Dodson, 56, launched his campaign as an independent in February, but switched to Republican just before the filing deadline in May.

Since then Dodson has crisscrossed the state to campaign and plastered the airwaves and internet with ads pitching his "Plan to Put Wyoming First." The 44-page booklet calls for opposing wholesale transfer of federal lands to states and private interests, promoting overseas exports of Wyoming coal, encouraging health care industry competition and boosting career and technical training.

Dodson also advocates term limits and reducing the influence of money in politics.

"We need a new way of doing business," Dodson writes in the booklet mailed to voters.

Barrasso, 66, chairs the Senate Republican Policy Committee, making him the fourth-ranking member of GOP leadership in the Senate. He chairs the Environment and Public Works Committee and serves on the Energy and Natural Resources, Indian Affairs and Foreign Relations committees.

For years, Barrasso has been one of the most outspoken advocates of repealing the Affordable Care Act.
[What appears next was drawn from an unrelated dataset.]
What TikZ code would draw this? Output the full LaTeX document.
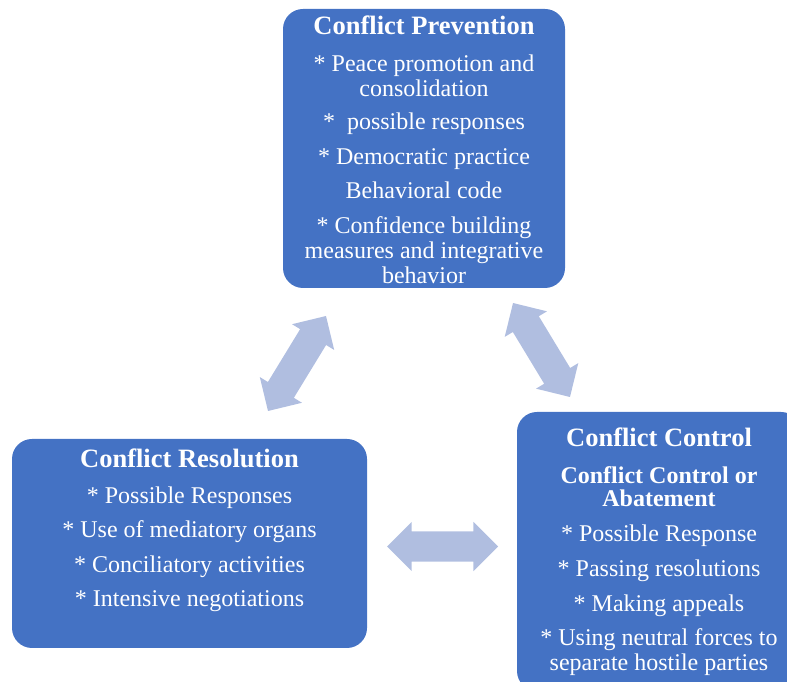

He has key endorsements from the National Rifle Association and Trump.

"As a doctor, I help people get healthy again. Now, a senator, I fight to protect our state and to make our country stronger," Barrasso says in one ad.

Democratic Gov. Dave Freudenthal appointed Barrasso to the U.S. Senate in 2007 after the death of Republican Sen. Craig Thomas.

Running against little-known Democrats, Barrasso got 73 percent in a 2008 election to decide who would complete the remaining four years of Thomas' term, and in 2012, he was re-elected with 76 percent of the vote. Barrasso ran unopposed for the Wyoming Senate in 2002 and 2006.

Three other Republicans are in the race, most notably former Roman Catholic priest Charlie Hardy, of Cheyenne, who as a Democrat got 17 percent of the vote against Sen. Mike Enzi in 2014.

The others, Anthony L. Van Risseghem, of Cheyenne; John Holtz, of Laramie; and Roque "Rocky" De La Fuente, of San Diego, California; are political unknowns who have campaigned little if at all.

The winner will face Wilson businessman Gary Trauner, 59, the lone Democrat seeking the Senate seat.